Kenmore Elite Natural Gas Water Heater 33262 (40 gal) & 33264 (50 gal)

Manufacturer: A O Smith
Today we're going to talk about the Rodney Dangerfield of appliances. The one appliance that never gets respect. The one product that nobody ever pays any attention until it dies. That unsexiest of all appliances: the water heater. Yes, we're talking about that big tank of water that keeps your showers toasty and your dishes clean.
When the water heater goes, we've got to replace it, but what to choose? Well, if your home has natural gas, there are the old standards, but there's a new generation of water heaters available that heat more efficiently and save you a bunch on your energy bills. They're Energy Star-qualified, and today we're going to look at the Kenmore Elite natural gas water heaters. There's a 40 gallon (33262) and a 50 gallon (33264). Everything about one will apply to the other, so we'll cover both at once.
Traditional natural gas water heaters have a burner beneath the tank, and hot air travels through the center of the tank to heat the water. There's not very much surface area of the water exposed to the heat, so much of that valuable hot air is being wasted as it exits the home.
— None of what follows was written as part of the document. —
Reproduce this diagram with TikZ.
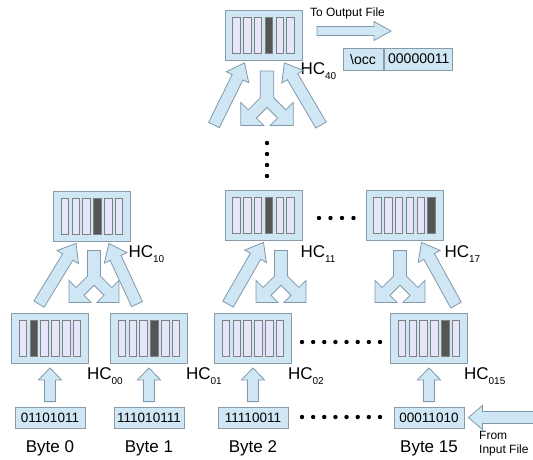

These water heaters make much better use of that heat. There's a fan that draws air in from about three feet up from the floor (so it's not competing with the burner for air), and that drives the air more forcefully from the burner through the tank. This additional force allows for many more baffles to the tube carrying the hot air, and that means more surface area transmitting heat from the air into the water. What does all that mean for you? It means the burner runs less to heat up a tank full of cold water.
Of course, that's not all. We don't want to waste the heat that's in the water, so there's two full inches of insulation to keep that water hot. There's no sense in getting it hot with less gas if it's going to take more gas to keep it hot! And, digital controls allow you much greater precision for temperatures. No more dots on a dial. Pick a temperature.
Add to that the two long anode rods, and you've got a 12 year tank warranty. Of course, you should still maintain your tank properly, by flushing it from the spigot at the bottom at least once a year, and testing the pressure relief valve on the side of the tank a few times a year. Treated properly, most water heaters should last significantly longer than their tank warranties. And, doing so maintains higher levels of efficiency over the life of the tank.
If your home has 3 or fewer people, a 40 gallon tank is probably fine, assuming you don't have a Jacuzzi or hot tub or other hot water-intensive items in the home. If there are 4 or more people, the 50 gallon tank is probably the better choice. While they might cost more up front, there are rebates for them in most states and municipalities, and there may be federal tax credits available for switching to an Energy Star-qualified water heater.
Remember, you don't need to wait for your current tank to fail to replace it. You may want to be proactive and take care of it before it becomes a catastrophe. And, you'll be lowering your utility bills at the same time!
NOTE: Energy Star-qualified water heaters will require a grounded outlet within 3 feet of the tank.